Lettera di un babbo bis dalla sala parto
Sono diventato babbo per la seconda volta e dopo la lettera di un babbo dalla sala parto nel 2018, a grande richiesta (?) scrivo la lettera di un babbo bis dalla sala parto
Sono diventato babbo per la seconda volta e dopo la lettera di un babbo dalla sala parto nel 2018, a grande richiesta (?) scrivo la lettera di un babbo bis dalla sala parto.
Torno quindi al 31 gennaio 2021: Matilde, si chiama così, è nata con un parto naturale e quindi l’ho vista nascere. Tommi è nato con un cesareo e, va da sé, in sala operatoria. E’ stato un parto veloce quello di Mati (veloce per me, provate a dirlo alla mamma…). Dall’arrivo in sala parto le contrazioni, “quelle che ci piacciono” direbbero le ostetriche, si sono manifestate praticamente subito tanto che ricordo ad un tratto di essermi messo a contarle con l’orologio. “Una ogni due minuti. Una ogni due minuti”. Non solo: ho tenuto persino il ritmo con il respiro. “Arriva”, la mamma alle ostetriche. “Respira, respira e butta fuori”, le ostetriche alla mamma. E io a me stesso: “Ok respira e butta fuori”. “Mettiti qui se te la senti” mi dicono ad un certo punto. “Ok”. In pratica si tratta della seggiola (non la poltrona) quella tonda vicina vicina al letto. Il momento della anestesia richiesta dalla mamma non l’ho vissuto da dentro: ti chiedono di aspettare fuori. Ma io con l’orecchio ho continuato nel mio compito, non richiesto, di contatore di contrazioni. Regolari, anzi a tratti mi è sembrato di contarne una ogni minuto. E già che c’ero ne ho approfittato per ripassare le bellissime lettere appese nel corridoio scritte da neo mamme di ringraziamento al personale sanitario. Lettere che, detto per inciso, sottoscrivo.

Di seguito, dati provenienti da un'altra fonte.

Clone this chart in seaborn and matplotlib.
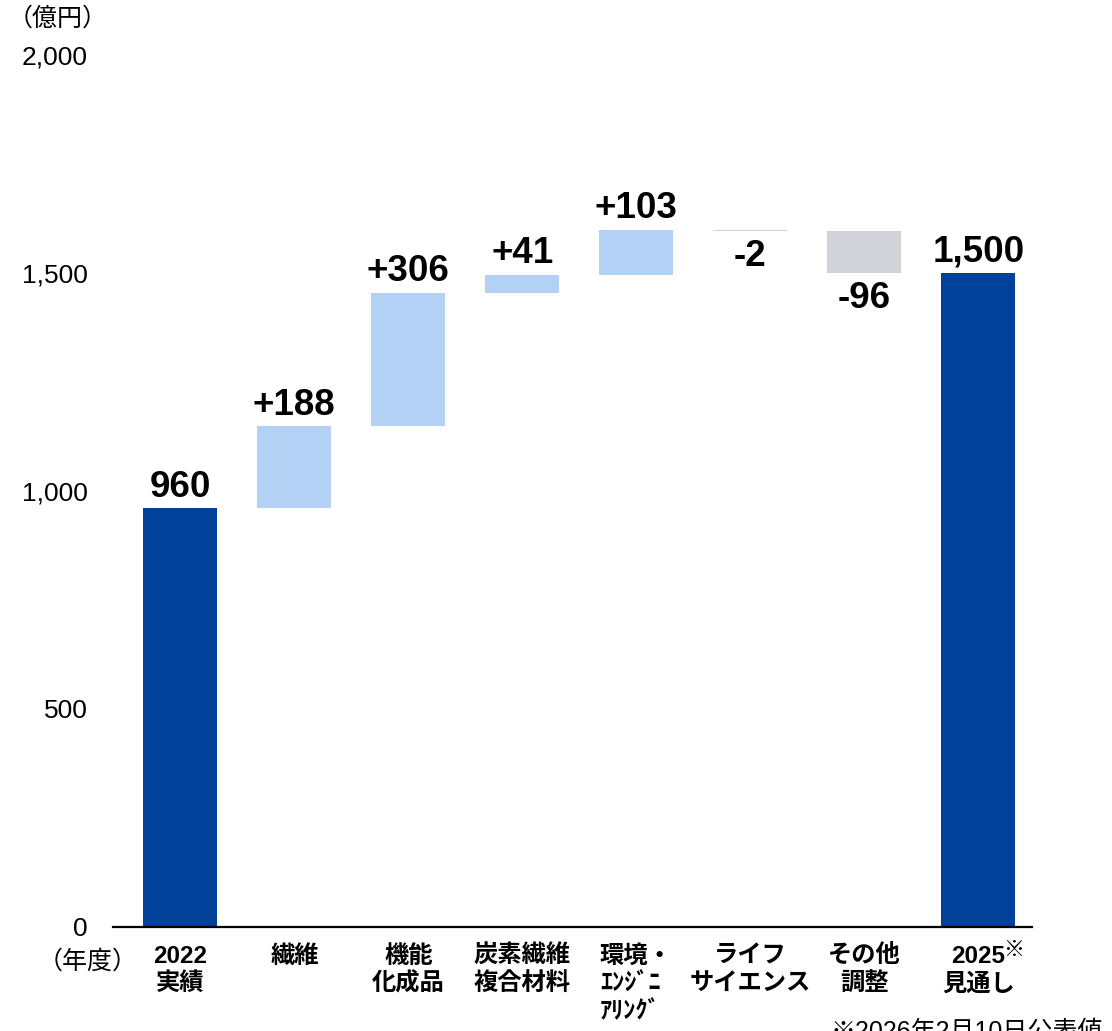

Rientrato in sala parto, dopo l’anestesia, la nascita di Matilde è arrivata presto. “Eccola, eccola. Spingi. Ancora una”, l’ostetrica Cecilia alla mamma. Io mi sono fatto forza dicendomi: “Voltati, piano, ma girati”. Prima la testina e poi in braccio alla ostetrica. “Ueeeee”. La mascherina ti nasconde la bocca e il naso ma non può nascondere gli occhi. “Ce la fai? Vuoi passare sulla poltrona”. “No, no mi appoggio al muro. Ci sono”. Mi sono guardato bene dal passare davanti però avevo rotto il ghiaccio e ho pure assistito al taglio del cordone che ha fatto la mamma. Una campionessa, detto per inciso, anche stavolta. L’emozione più grande è stato il pensiero, da figlio unico, che mio figlio Tommi era appena diventato fratello maggiore di mia figlia Matilde.
ps rileggendo, dopo aver scritto questa, la lettera di un babbo dalla sala parto mi sono reso conto di avere toccato altri argomenti. Meglio, vuol dire che non mi sono ripetuto!